Deep Computerized Adaptive Testing

Computerized adaptive tests (CATs) play a crucial role in educational assessment and diagnostic screening in behavioral health. Unlike traditional linear tests that administer a fixed set of pre-assembled items, CATs adaptively tailor the test to an examinee's latent trait level by selecting a smaller subset of items based on their previous responses. Existing CAT frameworks predominantly rely on item response theory (IRT) models with a single latent variable, a choice driven by both conceptual simplicity and computational feasibility. However, many real-world item response datasets exhibit complex, multi-factor structures, limiting the applicability of CATs in broader settings. In this work, we develop a novel CAT system that incorporates multivariate latent traits, building on recent advances in Bayesian sparse multivariate IRT. Our approach leverages direct sampling from the latent factor posterior distributions, significantly accelerating existing information-theoretic item selection criteria by eliminating the need for computationally intensive Markov Chain Monte Carlo (MCMC) simulations.

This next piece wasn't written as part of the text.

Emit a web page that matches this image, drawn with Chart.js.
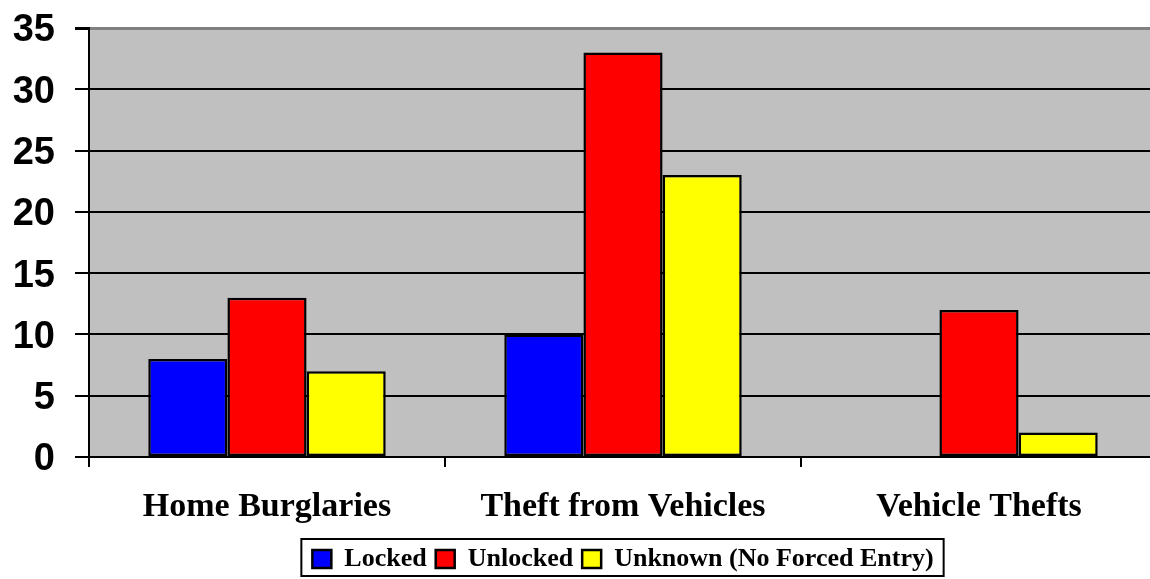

Recognizing the potential sub-optimality of existing item selection rules, which are often based on myopic one-step-lookahead optimization of some information-theoretic criterion, we propose a double deep Q-learning algorithm to learn an optimal item selection policy. Through simulation and real-data studies, we demonstrate that our approach not only accelerates existing item selection methods but also highlights the potential of reinforcement learning in CATs.